Yale College has so many majors that a University report in 2000 recommended the possible elimination of 12 or more.
But for a tiny minority of students, Yale’s current majors are not enough.
Each year about 20 or 25 students come to Ezra Stiles College Dean Susan Rieger, the director of undergraduate studies of the Special Divisional Majors Program, with an idea for an independently designed course of study. Rieger said in an e-mail that only about two or three of these students actually submit their proposals to the Committee on Honors and Academic Standing each year, and Bioethics major Alexandra Miller ’02 currently is the only student completing such a program.
And while the Blue Book says that the special divisional major option is available to all students “whose academic interests cannot be met by an existing departmental or special major,” some Yalies said they have found their alternative academic plans difficult to realize at Yale.
The lengthy application process, including a requirement of two academic advisers, is one reason some students said they were hesitant to apply. Rules also state that transcripts will only say “special divisional major” and not specify the student’s particular field of concentration.
Despite the long process, Sam Carner ’01 gained approval for his proposal, and said he was thrilled with his program of study. Carner completed a major in “music, verse and drama” and now is studying in a program at New York University for people who write musicals.
But experiences with the small program have varied, with Carner and others praising it, and others bemoaning a system they say limits their ability to pursue real academic interests.
A select group
Carner said he planned to be an English major, but by the end of his four years at Yale he had counted classes as different as “Modern Poetry” and “Music Theory” toward his approved special divisional major.

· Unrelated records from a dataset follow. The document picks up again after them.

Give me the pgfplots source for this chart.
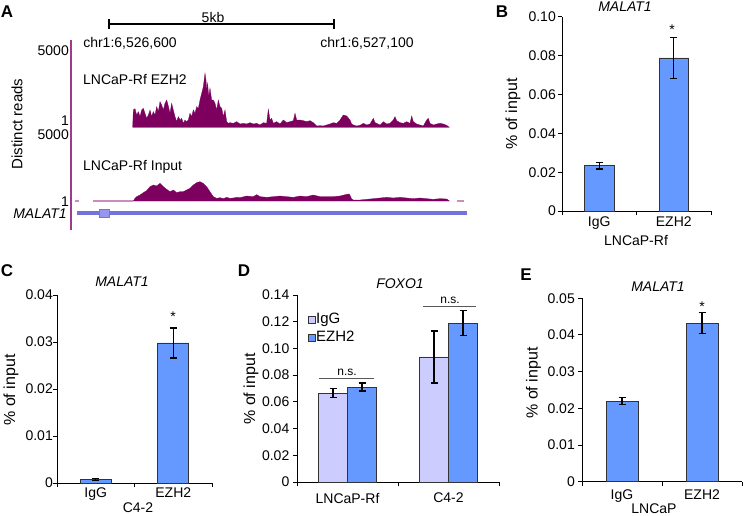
\documentclass[border=0pt]{standalone}
\usepackage{fontspec}
\setmainfont{Liberation Sans}
\usepackage{pgfplots}
\pgfplotsset{compat=1.18}
\definecolor{barblue}{RGB}{102,153,255}
\definecolor{barlav}{RGB}{204,204,255}
\definecolor{trk}{RGB}{125,0,95}
\definecolor{trkline}{RGB}{155,60,140}
\definecolor{trklight}{RGB}{205,140,190}
\definecolor{gene}{RGB}{115,115,220}
\definecolor{genebox}{RGB}{150,150,240}
\pgfplotsset{
  barax/.style={scale only axis, axis lines=left, axis line style={-, line width=1pt},
    tick align=outside, major tick length=4pt, tick style={black, line width=1pt},
    ymin=0, xmin=0.5, xmax=2.5, xtick={0.5,1.5,2.5}, xticklabels={}, clip=false, ybar,
    scaled y ticks=false,
    extra x tick style={major tick length=0pt},
    tick label style={font=\fontsize{14}{16}\selectfont},
    yticklabel style={inner sep=0pt},
    xticklabel style={inner sep=0pt}},
  bstyle/.style={fill=barblue, draw=black!80, line width=0.7pt,
    error bars/y dir=both, error bars/y explicit,
    error bars/error bar style={line width=1.2pt, black},
    error bars/error mark options={rotate=90, mark size=3.5pt, line width=1.2pt, black}},
  sqleg/.style={legend image code/.code={\draw[##1,line width=0.7pt] (0pt,-3.5pt) rectangle (7pt,3.5pt);}}
}
\begin{document}
\begin{tikzpicture}[x=1pt,y=1pt,font=\fontsize{14}{16}\selectfont]
\useasboundingbox (0,0) rectangle (743,515);
% ---------------- Panel A ----------------
\begin{axis}[scale only axis, at={(0pt,255pt)}, anchor=south west, width=480pt, height=260pt,
  xmin=0, xmax=1440, ymin=0, ymax=780, y dir=reverse, hide axis, clip=false]
\addplot[fill=trk, draw=trk, line width=0.3pt] coordinates {
(398,382)(400,330)(405,326)(410,345)(415,335)(420,350)(425,330)(430,325)(435,340)(440,355)
(445,345)(450,330)(455,350)(460,335)(465,345)(470,320)(475,335)(480,305)(485,315)(490,330)
(495,310)(500,300)(505,318)(510,340)(515,310)(520,330)(525,350)(530,365)(535,350)(540,360)
(545,355)(550,370)(555,360)(560,365)(565,360)(570,340)(575,350)(580,330)(585,340)(590,320)
(595,325)(600,300)(605,280)(610,260)(615,220)(618,240)(620,270)(623,250)(626,290)(630,265)
(635,300)(640,300)(645,310)(650,330)(655,300)(660,320)(665,325)(670,350)(675,330)(680,365)
(685,370)(690,368)(700,370)(710,365)(720,372)(730,370)(740,372)(750,368)(760,372)(770,370)
(780,375)(790,368)(800,370)(805,328)(810,360)(815,355)(820,370)(830,365)(840,372)(850,360)
(860,368)(870,365)(880,362)(885,340)(890,360)(900,360)(910,362)(920,365)(930,362)(940,368)
(950,378)(960,377)(970,378)(980,375)(990,372)(1000,368)(1010,370)(1020,360)(1030,345)(1040,348)
(1050,360)(1055,372)(1060,375)(1070,378)(1080,376)(1090,370)(1100,375)(1110,372)(1120,355)(1125,368)
(1130,370)(1140,375)(1150,365)(1160,372)(1170,370)(1180,360)(1185,350)(1190,362)(1200,368)(1210,370)
(1220,365)(1230,370)(1235,348)(1240,365)(1250,372)(1260,375)(1270,378)(1280,360)(1285,355)(1290,370)
(1300,375)(1310,372)(1320,370)(1330,372)(1340,376)(1348,382)} --cycle;
\addplot[fill=trk, draw=trk, line width=0.3pt] coordinates {
(400,603)(405,595)(410,590)(420,585)(430,578)(440,572)(450,560)(460,555)(470,558)(480,550)
(490,560)(500,568)(510,575)(520,570)(530,578)(540,575)(550,575)(560,570)(570,565)(580,555)
(590,548)(600,545)(610,550)(620,560)(630,575)(640,590)(650,595)(660,593)(670,596)(680,592)
(690,595)(700,594)(710,592)(720,593)(740,588)(760,590)(770,584)(780,590)(800,592)(820,590)
(840,588)(860,590)(880,592)(900,588)(920,590)(940,585)(960,590)(980,590)(1000,590)(1020,588)
(1040,583)(1048,582)(1055,597)(1060,600)(1080,600)(1100,598)(1120,596)(1140,594)(1160,592)(1180,594)
(1200,592)(1220,594)(1240,596)(1260,594)(1280,596)(1300,598)(1320,596)(1340,597)(1348,603)} --cycle;
\addplot[trklight, line width=1.5pt] coordinates {(280,603)(400,603)};
\addplot[trklight, line width=1.5pt] coordinates {(226,603)(236,603)};
\addplot[trklight, line width=1.5pt] coordinates {(1370,603)(1392,603)};
\addplot[trkline, line width=2pt] coordinates {(213,120)(213,690)};
\addplot[gene, line width=4pt] coordinates {(232,640)(1400,640)};
\addplot[fill=genebox, draw=gene, line width=0.8pt] coordinates {(298,628)(328,628)(328,652)(298,652)} --cycle;
\end{axis}
\node[font=\fontsize{17}{19}\selectfont\bfseries] at (7,503) {A};
\draw[line width=1.3pt] (109,491) -- (334,491);
\draw[line width=1.3pt] (109,486) -- (109,496);
\draw[line width=1.3pt] (334,486) -- (334,496);
\node at (213,497.5) {5kb};
\node at (130,472) {chr1:6,526,600};
\node at (367,472) {chr1:6,527,100};
\node[anchor=east, inner sep=0pt] at (69,464) {5000};
\node[anchor=east, inner sep=0pt] at (69,394) {1};
\node[anchor=east, inner sep=0pt] at (69,380) {5000};
\node[anchor=east, inner sep=0pt] at (69,313.5) {1};
\node[rotate=90, font=\fontsize{15}{17}\selectfont] at (17,391) {Distinct reads};
\node[anchor=west, inner sep=0pt] at (83,435) {LNCaP-Rf EZH2};
\node[anchor=west, inner sep=0pt] at (83,348) {LNCaP-Rf Input};
\node[font=\fontsize{14}{16}\selectfont\itshape] at (40,301) {MALAT1};
% ---------------- Panel B ----------------
\begin{axis}[barax, at={(562pt,304pt)}, anchor=south west, width=149pt, height=194pt,
  ymax=0.10, ytick={0,0.02,0.04,0.06,0.08,0.10}, yticklabels={0,0.02,0.04,0.06,0.08,0.10},
  bar width=29.5pt, extra x ticks={1,2}, extra x tick labels={IgG,EZH2},
  yticklabel style={xshift=-2pt}, xticklabel style={yshift=-6pt}]
\addplot[bstyle] coordinates {(1,0.0233) +- (0,0.0017) (2,0.0789) +- (0,0.0105)};
\end{axis}
\node[font=\fontsize{17}{19}\selectfont\bfseries] at (502,503) {B};
\node[font=\fontsize{14}{16}\selectfont\itshape] at (625,508) {MALAT1};
\node[rotate=90, font=\fontsize{16}{18}\selectfont] at (513,401) {\% of input};
\node[anchor=base] at (672,480) {*};
\node[anchor=base] at (636,270) {LNCaP-Rf};
% ---------------- Panel C ----------------
\begin{axis}[barax, at={(57pt,32pt)}, anchor=south west, width=155pt, height=188pt,
  ymax=0.04, ytick={0,0.01,0.02,0.03,0.04}, yticklabels={0,0.01,0.02,0.03,0.04},
  bar width=31pt, extra x ticks={1,2}, extra x tick labels={IgG,EZH2},
  yticklabel style={xshift=0pt}, xticklabel style={yshift=-5pt}]
\addplot[bstyle] coordinates {(1,0.0008) +- (0,0.0002) (2,0.0298) +- (0,0.0032)};
\end{axis}
\node[font=\fontsize{17}{19}\selectfont\bfseries] at (7,244) {C};
\node[font=\fontsize{14}{16}\selectfont\itshape] at (122,233) {MALAT1};
\node[rotate=90, font=\fontsize{16}{18}\selectfont] at (11,125) {\% of input};
\node[anchor=base] at (173,194) {*};
\node[anchor=base] at (138,3) {C4-2};
% ---------------- Panel D ----------------
\begin{axis}[barax, at={(297pt,33pt)}, anchor=south west, width=202pt, height=187pt,
  ymax=0.14, ytick={0,0.02,0.04,0.06,0.08,0.10,0.12,0.14},
  yticklabels={0,0.02,0.04,0.06,0.08,0.10,0.12,0.14},
  ybar=0pt, bar width=29pt, extra x ticks={1,2}, extra x tick labels={LNCaP-Rf,C4-2},
  yticklabel style={xshift=-3.5pt}, xticklabel style={yshift=-11pt},
  legend style={draw=none, fill=none, at={(rel axis cs:0.053,0.905)}, anchor=north west,
    font=\fontsize{15}{17}\selectfont, row sep=5pt, inner sep=0pt,
    nodes={inner sep=0.5pt, anchor=west}},
  legend cell align=left]
\addplot[bstyle, fill=barlav, sqleg] coordinates {(1,0.0665) +- (0,0.0035) (2,0.0936) +- (0,0.0195)};
\addplot[bstyle, fill=barblue, sqleg] coordinates {(1,0.0711) +- (0,0.003) (2,0.1188) +- (0,0.0093)};
\legend{IgG,EZH2}
\end{axis}
\node[font=\fontsize{17}{19}\selectfont\bfseries] at (244,244) {D};
\node[font=\fontsize{14}{16}\selectfont\itshape] at (400,231) {FOXO1};
\node[rotate=90, font=\fontsize{16}{18}\selectfont] at (251,126) {\% of input};
\draw[black!65, line width=0.8pt] (319,136.7) -- (374,136.7);
\draw[black!65, line width=0.8pt] (423,208.3) -- (476,208.3);
\node[anchor=base, font=\fontsize{12}{14}\selectfont] at (347,140) {n.s.};
\node[anchor=base, font=\fontsize{12}{14}\selectfont] at (450,211.5) {n.s.};
% ---------------- Panel E ----------------
\begin{axis}[barax, at={(582pt,33.3pt)}, anchor=south west, width=160pt, height=183.4pt,
  ymax=0.05, ytick={0,0.01,0.02,0.03,0.04,0.05}, yticklabels={0,0.01,0.02,0.03,0.04,0.05},
  bar width=32pt, extra x ticks={1,2}, extra x tick labels={IgG,EZH2},
  yticklabel style={xshift=-3pt}, xticklabel style={yshift=-8pt}]
\addplot[bstyle] coordinates {(1,0.022) +- (0,0.001) (2,0.0432) +- (0,0.0029)};
\end{axis}
\node[font=\fontsize{17}{19}\selectfont\bfseries] at (526,240) {E};
\node[font=\fontsize{14}{16}\selectfont\itshape] at (658,228) {MALAT1};
\node[rotate=90, font=\fontsize{16}{18}\selectfont] at (533.5,132) {\% of input};
\node[anchor=base] at (702,204) {*};
\node[anchor=base] at (654,2) {LNCaP};
\end{tikzpicture}
\end{document}
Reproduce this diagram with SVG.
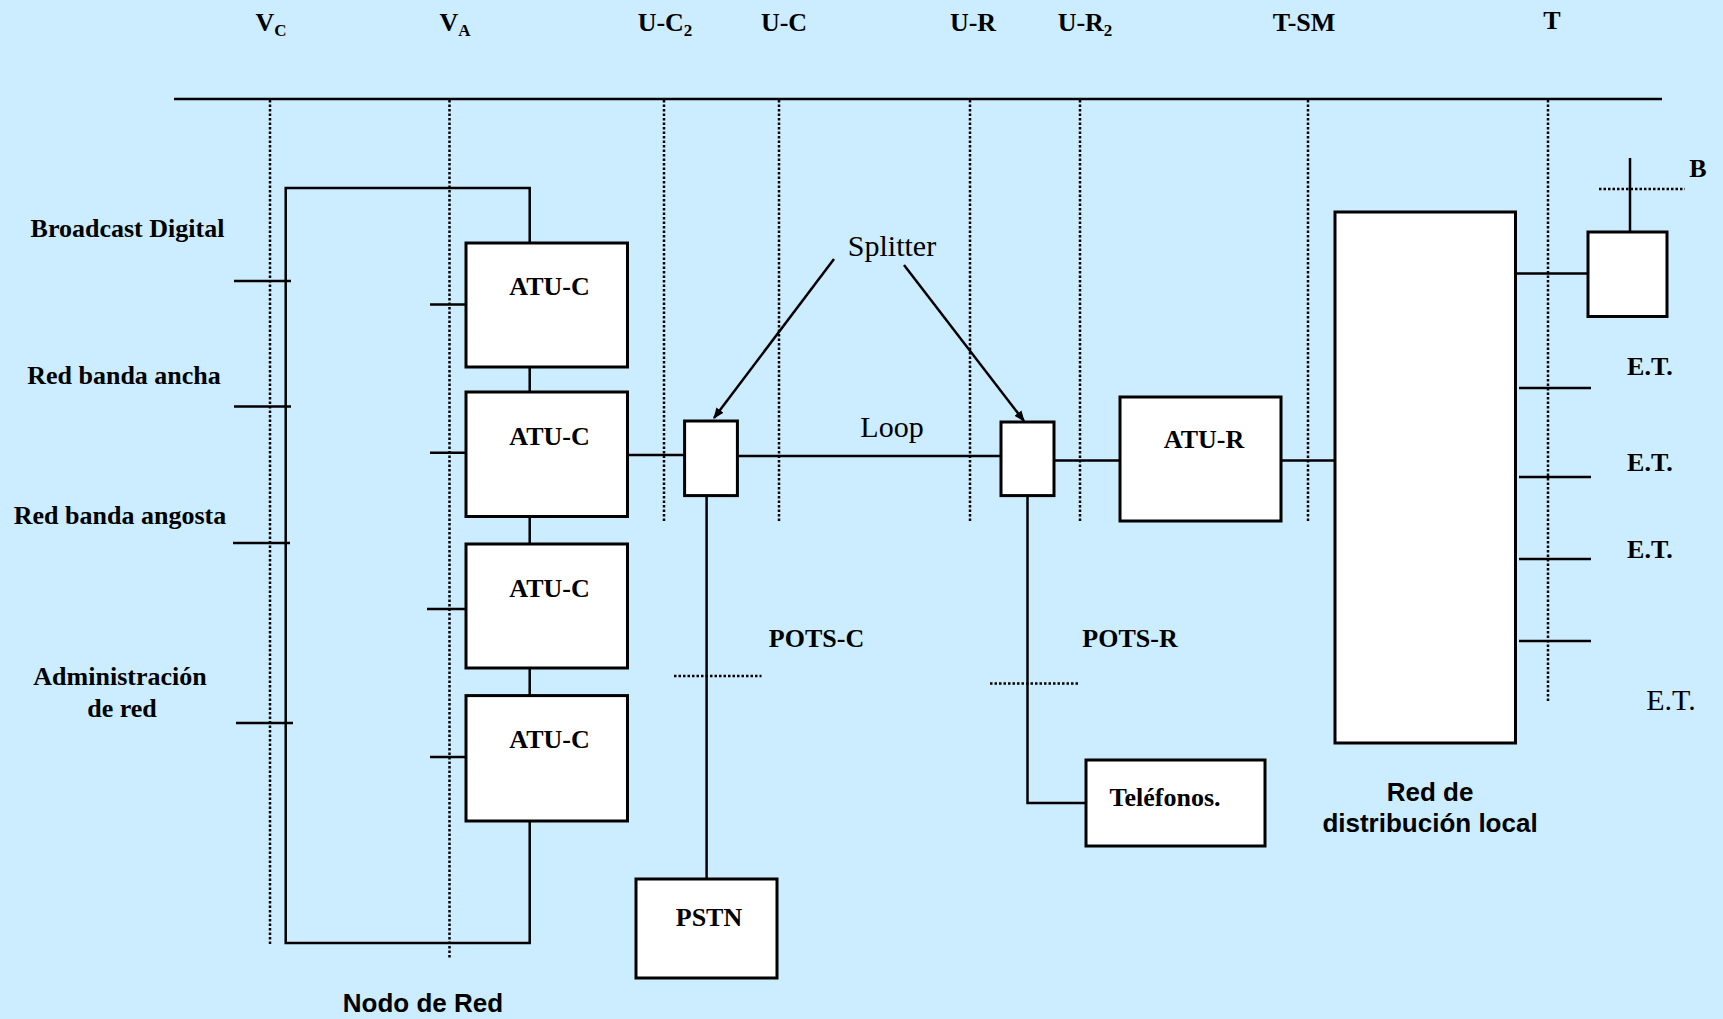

“I had a coherent program, maybe even more coherent than some Yale majors like American studies,” Carner said.
Carner, who wrote his first musical when he was 12, said he felt liberated by his major but added that special divisional majors are “not for everyone.”
Rieger agreed.
“A special divisional major is a great deal of work and not many students, once they’ve realized how much is entailed, decide to go forward with the application,” she said. “I’m hoping that the three [students] that did follow through this year will all get approval.”
A difficult process
Matthew Schneider-Mayerson ’03 said he plans to apply for a special divisional major in “subaltern studies,” but said he was not optimistic about his chances for having the program approved.
One potential problem is his proposed concentration’s relatively late arrival to academia. The discipline examines experiences of oppression and subordination throughout history.
Schneider-Mayerson said he thought the approval process was unnecessarily long.
“[The committee] makes you go through hoops and jumps to the point where it’s almost false advertising for them to say that you can create your own major at Yale,” he said.
Schneider-Mayerson also said he believes the committee will object to his proposal because it stands in direct ideological opposition to the lessons he said programs like Directed Studies try to impart.
“D.S. allowed for very little dissent,” he said. “But I believe that ideas don’t necessarily move history, people do.”
Sticking to the road more traveled
Josh Drimmer ’03 said he shied away from the special divisional major in “Modernity studies” he considered during his freshman year, largely because his transcript would not have carried his program’s specific name.
“I would have to explain it to everyone,” Drimmer said.
Eventually, Drimmer ended up pursuing a double major in English and theater studies.
Yale College Dean Richard Brodhead said he does not find the University’s policies on majors in any way unsupportive.
“We have more than 60 majors already, so I would believe that most students would find their interests fulfilled in the existing majors,” Brodhead said.
But Cameron Leader-Picone ’03 said Yale makes student-proposed academic tracks seem silly or non-academic in nature.
He took Drimmer’s Modernity studies idea to Rieger and was rejected, and said he felt the approval process for special divisional majors was antagonistic.
“I felt they were not out to support me, but rather they were working against me to preserve their own system,” Leader-Picone said.
He said he also felt underestimated as a student.
“A special divisional major shouldn’t be a dumbing-down of the educational process. It should be something intellectually very exciting,” Leader-Picone said.
Brodhead, however, maintained that new ideas and already-extant majors are meant to exist together.
“I think [special divisional majors are] an important option,” Brodhead said. “But we don’t make it easy to do a special divisional major because you want it to be for someone who has a really interesting personal program of study in mind, not for someone who just doesn’t like any of the offered majors.”